◆ GOAL OF THE EXERCISE:
Your task is to repeat the entries underneath exactly, minus the pictures.

(Source code of charts)
-- Start --

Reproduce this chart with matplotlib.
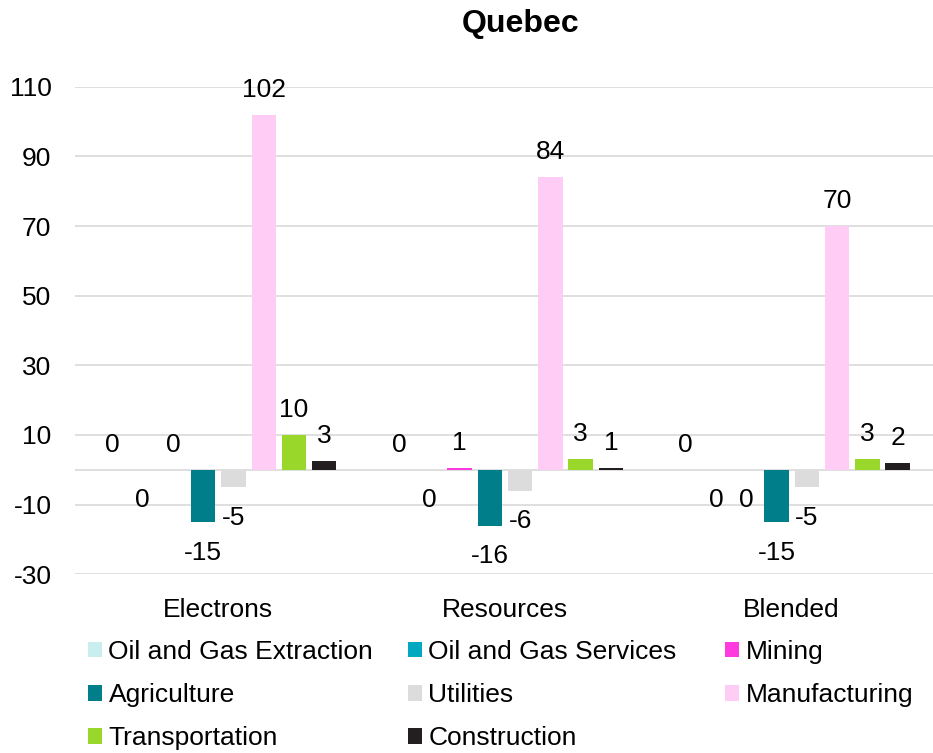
import matplotlib
matplotlib.use("Agg")
import matplotlib.pyplot as plt
from matplotlib.patches import Patch
import numpy as np

plt.rcParams['font.family'] = ['Liberation Sans', 'DejaVu Sans']

categories = ["Electrons", "Resources", "Blended"]
series_names = ["Oil and Gas Extraction", "Oil and Gas Services", "Mining",
                "Agriculture", "Utilities", "Manufacturing",
                "Transportation", "Construction"]
extraction = [0.0, 0.0, 0.0]
services = [-0.02, -0.02, -0.02]
mining = [0.0, 0.5, -0.02]
agriculture = [-15, -16, -15]
utilities = [-5, -6, -5]
manufacturing = [102, 84, 70]
transportation = [10, 3, 3]
construction = [2.6, 0.5, 2]
colors = ["#C9EEF0", "#00A9C0", "#FF3BE0", "#007F8A", "#DCDCDC",
          "#FFCCF6", "#99D82A", "#231F20"]
yticks = [-30, -10, 10, 30, 50, 70, 90, 110]

series = [extraction, services, mining, agriculture, utilities,
          manufacturing, transportation, construction]

fig = plt.figure(figsize=(9.33, 7.53), dpi=100)
ax = fig.add_axes([75/933, 1-574.3/753, 860/933, (574.3-86.7)/753])

x = np.arange(len(categories))
pitch = 0.1056
width = 0.085
n = len(series)
FS = 19


def fmt(v):
    r = int(np.floor(abs(v) + 0.5))
    if v < 0 and r != 0:
        return f"-{r}"
    return f"{r}"


for i, (name, vals, col) in enumerate(zip(series_names, series, colors)):
    xs = x + (i - (n - 1) / 2) * pitch
    ax.bar(xs, vals, width=width, color=col, label=name, zorder=3)
    for xi, v in zip(xs, vals):
        if v >= 0:
            ax.annotate(fmt(v), (xi, v), xytext=(0, 25), textcoords='offset pixels',
                        ha='center', va='center', fontsize=FS, color='#000000', zorder=4)
        else:
            ax.annotate(fmt(v), (xi, v), xytext=(0, -30.5), textcoords='offset pixels',
                        ha='center', va='center', fontsize=FS, color='#000000', zorder=4)

ax.set_xlim(-0.5, 2.5)
ax.set_ylim(-30, 110)
ax.set_yticks(yticks)
ax.set_yticklabels([str(t) for t in yticks])
ax.set_xticks(x)
ax.set_xticklabels(categories)
ax.tick_params(axis='both', length=0, labelsize=FS, colors='#000000')
ax.tick_params(axis='y', pad=17)
ax.tick_params(axis='x', pad=17)
ax.yaxis.grid(True, color='#D9D9D9', linewidth=1.2, zorder=0)
ax.axhline(0, color='#D9D9D9', linewidth=1.2, zorder=1)
for s in ax.spines.values():
    s.set_visible(False)

fig.text(521/933, 1-24/753, "Quebec", ha='center', va='center',
         fontsize=23, fontweight='bold')

handles = [Patch(facecolor=c, edgecolor='none', label=nm) for c, nm in zip(colors, series_names)]
col_x = [80/933, 400/933, 717/933]
for c in range(3):
    hs = handles[c::3]
    leg = fig.legend(handles=hs, loc='upper left', bbox_to_anchor=(col_x[c], 1-632/753),
                     frameon=False, fontsize=FS, handlelength=0.53, handleheight=0.53,
                     handletextpad=0.25, labelspacing=0.73, borderaxespad=0, borderpad=0.3)

fig.savefig("out.png", dpi=100)
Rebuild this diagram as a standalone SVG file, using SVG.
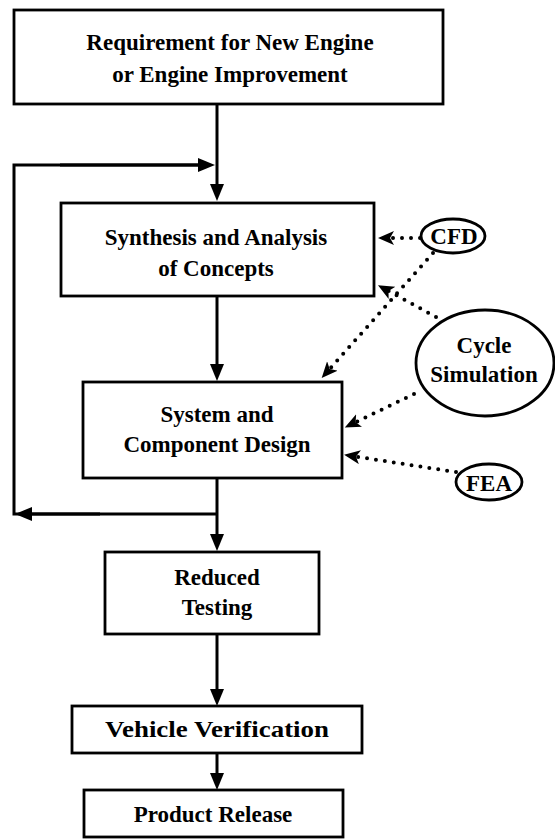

-- End --

◆ TASK RESPONSE:
Reproduce this chart with matplotlib.
import matplotlib
matplotlib.use("Agg")
import matplotlib.pyplot as plt
from matplotlib.patches import Patch
import numpy as np

plt.rcParams['font.family'] = ['Liberation Sans', 'DejaVu Sans']

categories = ["Electrons", "Resources", "Blended"]
series_names = ["Oil and Gas Extraction", "Oil and Gas Services", "Mining",
                "Agriculture", "Utilities", "Manufacturing",
                "Transportation", "Construction"]
extraction = [0.0, 0.0, 0.0]
services = [-0.02, -0.02, -0.02]
mining = [0.0, 0.5, -0.02]
agriculture = [-15, -16, -15]
utilities = [-5, -6, -5]
manufacturing = [102, 84, 70]
transportation = [10, 3, 3]
construction = [2.6, 0.5, 2]
colors = ["#C9EEF0", "#00A9C0", "#FF3BE0", "#007F8A", "#DCDCDC",
          "#FFCCF6", "#99D82A", "#231F20"]
yticks = [-30, -10, 10, 30, 50, 70, 90, 110]

series = [extraction, services, mining, agriculture, utilities,
          manufacturing, transportation, construction]

fig = plt.figure(figsize=(9.33, 7.53), dpi=100)
ax = fig.add_axes([75/933, 1-574.3/753, 860/933, (574.3-86.7)/753])

x = np.arange(len(categories))
pitch = 0.1056
width = 0.085
n = len(series)
FS = 19


def fmt(v):
    r = int(np.floor(abs(v) + 0.5))
    if v < 0 and r != 0:
        return f"-{r}"
    return f"{r}"


for i, (name, vals, col) in enumerate(zip(series_names, series, colors)):
    xs = x + (i - (n - 1) / 2) * pitch
    ax.bar(xs, vals, width=width, color=col, label=name, zorder=3)
    for xi, v in zip(xs, vals):
        if v >= 0:
            ax.annotate(fmt(v), (xi, v), xytext=(0, 25), textcoords='offset pixels',
                        ha='center', va='center', fontsize=FS, color='#000000', zorder=4)
        else:
            ax.annotate(fmt(v), (xi, v), xytext=(0, -30.5), textcoords='offset pixels',
                        ha='center', va='center', fontsize=FS, color='#000000', zorder=4)

ax.set_xlim(-0.5, 2.5)
ax.set_ylim(-30, 110)
ax.set_yticks(yticks)
ax.set_yticklabels([str(t) for t in yticks])
ax.set_xticks(x)
ax.set_xticklabels(categories)
ax.tick_params(axis='both', length=0, labelsize=FS, colors='#000000')
ax.tick_params(axis='y', pad=17)
ax.tick_params(axis='x', pad=17)
ax.yaxis.grid(True, color='#D9D9D9', linewidth=1.2, zorder=0)
ax.axhline(0, color='#D9D9D9', linewidth=1.2, zorder=1)
for s in ax.spines.values():
    s.set_visible(False)

fig.text(521/933, 1-24/753, "Quebec", ha='center', va='center',
         fontsize=23, fontweight='bold')

handles = [Patch(facecolor=c, edgecolor='none', label=nm) for c, nm in zip(colors, series_names)]
col_x = [80/933, 400/933, 717/933]
for c in range(3):
    hs = handles[c::3]
    leg = fig.legend(handles=hs, loc='upper left', bbox_to_anchor=(col_x[c], 1-632/753),
                     frameon=False, fontsize=FS, handlelength=0.53, handleheight=0.53,
                     handletextpad=0.25, labelspacing=0.73, borderaxespad=0, borderpad=0.3)

fig.savefig("out.png", dpi=100)
Rebuild this diagram as a standalone SVG file, using SVG.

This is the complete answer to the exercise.